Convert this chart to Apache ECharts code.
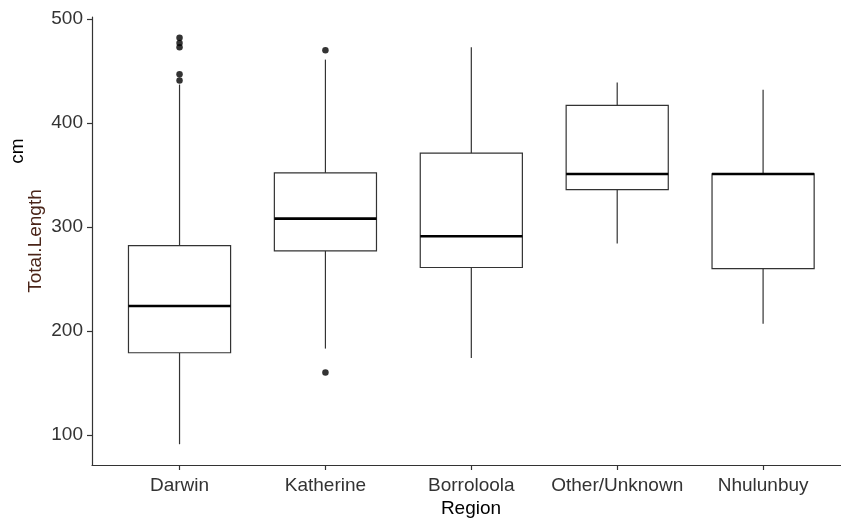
<!DOCTYPE html>
<html>
<head>
<meta charset="utf-8">
<script src="https://cdn.jsdelivr.net/npm/echarts@6/dist/echarts.min.js"></script>
<style>
  html, body { margin: 0; padding: 0; background: #fff; }
  #chart { width: 841px; height: 527px; }
</style>
</head>
<body>
<div id="chart"></div>
<script>
// Box summaries of Total.Length (cm) per region
const categories = ['Darwin', 'Katherine', 'Borroloola', 'Other/Unknown', 'Nhulunbuy'];
const lowerWhisker = [91, 183, 174, 284, 207];
const lowerQuartile = [179, 277, 261, 336, 260];
const medianValue = [224, 308, 291, 351, 351];
const upperQuartile = [282, 352, 371, 417, 351];
const upperWhisker = [437, 461, 473, 439, 432];

// Points beyond the whiskers: [region index, value]
const outlierRegion = [0, 0, 0, 0, 0, 1, 1];
const outlierValue = [482, 477, 473, 447, 441, 470, 160];

const yTicks = [100, 200, 300, 400, 500];

const FONT = 'Liberation Sans, Arial, sans-serif';
const INK = '#333333';
const BOX_WIDTH = 0.7;

const positions = categories.map((_, i) => i + 1);

const boxData = categories.map((_, i) => [
  positions[i], lowerWhisker[i], lowerQuartile[i], medianValue[i], upperQuartile[i], upperWhisker[i]
]);
const outlierData = outlierValue.map((v, i) => [positions[outlierRegion[i]], v]);

function renderBox(params, api) {
  const x = api.value(0);
  const lo = api.coord([x, api.value(1)]);
  const q1 = api.coord([x, api.value(2)]);
  const md = api.coord([x, api.value(3)]);
  const q3 = api.coord([x, api.value(4)]);
  const hi = api.coord([x, api.value(5)]);
  const half = api.size([BOX_WIDTH, 0])[0] / 2;
  const cx = lo[0];
  const thin = { stroke: INK, lineWidth: 1.2, fill: null };
  return {
    type: 'group',
    children: [
      { type: 'line', shape: { x1: cx, y1: hi[1], x2: cx, y2: q3[1] }, style: thin },
      { type: 'line', shape: { x1: cx, y1: q1[1], x2: cx, y2: lo[1] }, style: thin },
      { type: 'rect', shape: { x: cx - half, y: q3[1], width: half * 2, height: q1[1] - q3[1] },
        style: { stroke: INK, lineWidth: 1.2, fill: '#ffffff' } },
      { type: 'line', shape: { x1: cx - half, y1: md[1], x2: cx + half, y2: md[1] },
        style: { stroke: '#000000', lineWidth: 2.6 } }
    ]
  };
}

const chart = echarts.init(document.getElementById('chart'), null, { renderer: 'canvas' });

chart.setOption({
  animation: false,
  backgroundColor: '#ffffff',
  grid: { left: 92, top: 17, right: 0, height: 448, containLabel: false },
  xAxis: {
    type: 'value',
    min: 0.4,
    max: 5.534,
    name: 'Region',
    nameLocation: 'middle',
    nameGap: 34,
    nameMoveOverlap: false,
    nameTextStyle: { fontFamily: FONT, fontSize: 19, color: '#000000', padding: [0, 0, 0, 9] },
    axisLine: { show: true, lineStyle: { color: INK, width: 1.2 } },
    axisTick: { show: true, length: 5, customValues: positions, lineStyle: { color: INK, width: 1.2 } },
    axisLabel: {
      customValues: positions,
      margin: 11,
      fontFamily: FONT,
      fontSize: 19,
      color: INK,
      formatter: (v) => categories[Math.round(v) - 1] || ''
    },
    splitLine: { show: false }
  },
  yAxis: {
    type: 'value',
    min: 71,
    max: 502,
    name: 'Total.Length',
    nameLocation: 'middle',
    nameGap: 47,
    nameMoveOverlap: false,
    nameTextStyle: { fontFamily: FONT, fontSize: 19, color: '#4a2418' },
    axisLine: { show: true, lineStyle: { color: INK, width: 1.2 } },
    axisTick: { show: true, length: 5, customValues: yTicks, lineStyle: { color: INK, width: 1.2 } },
    axisLabel: { customValues: yTicks, margin: 9, fontFamily: FONT, fontSize: 19, color: INK },
    splitLine: { show: false }
  },
  graphic: [
    {
      type: 'text',
      x: 18,
      y: 151,
      rotation: Math.PI / 2,
      style: {
        text: 'cm',
        fontFamily: FONT,
        fontSize: 19,
        fill: '#000000',
        textAlign: 'center',
        textVerticalAlign: 'middle'
      }
    }
  ],
  series: [
    {
      type: 'custom',
      renderItem: renderBox,
      data: boxData,
      encode: { x: 0, y: [1, 2, 3, 4, 5] },
      clip: false,
      z: 2
    },
    {
      type: 'scatter',
      data: outlierData,
      symbol: 'circle',
      symbolSize: 6.5,
      itemStyle: { color: '#000000' },
      z: 3
    }
  ]
});
</script>
</body>
</html>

TASK TO COMPLETE:
Starting at the top of the listing above, please restate word for word each line up to and including the one that holds "const yTicks = [100, 200, 300, 400, 500];", omitting every image.

ANSWER TO THIS EXERCISE:
Convert this chart to Apache ECharts code.
<!DOCTYPE html>
<html>
<head>
<meta charset="utf-8">
<script src="https://cdn.jsdelivr.net/npm/echarts@6/dist/echarts.min.js"></script>
<style>
  html, body { margin: 0; padding: 0; background: #fff; }
  #chart { width: 841px; height: 527px; }
</style>
</head>
<body>
<div id="chart"></div>
<script>
// Box summaries of Total.Length (cm) per region
const categories = ['Darwin', 'Katherine', 'Borroloola', 'Other/Unknown', 'Nhulunbuy'];
const lowerWhisker = [91, 183, 174, 284, 207];
const lowerQuartile = [179, 277, 261, 336, 260];
const medianValue = [224, 308, 291, 351, 351];
const upperQuartile = [282, 352, 371, 417, 351];
const upperWhisker = [437, 461, 473, 439, 432];

// Points beyond the whiskers: [region index, value]
const outlierRegion = [0, 0, 0, 0, 0, 1, 1];
const outlierValue = [482, 477, 473, 447, 441, 470, 160];

const yTicks = [100, 200, 300, 400, 500];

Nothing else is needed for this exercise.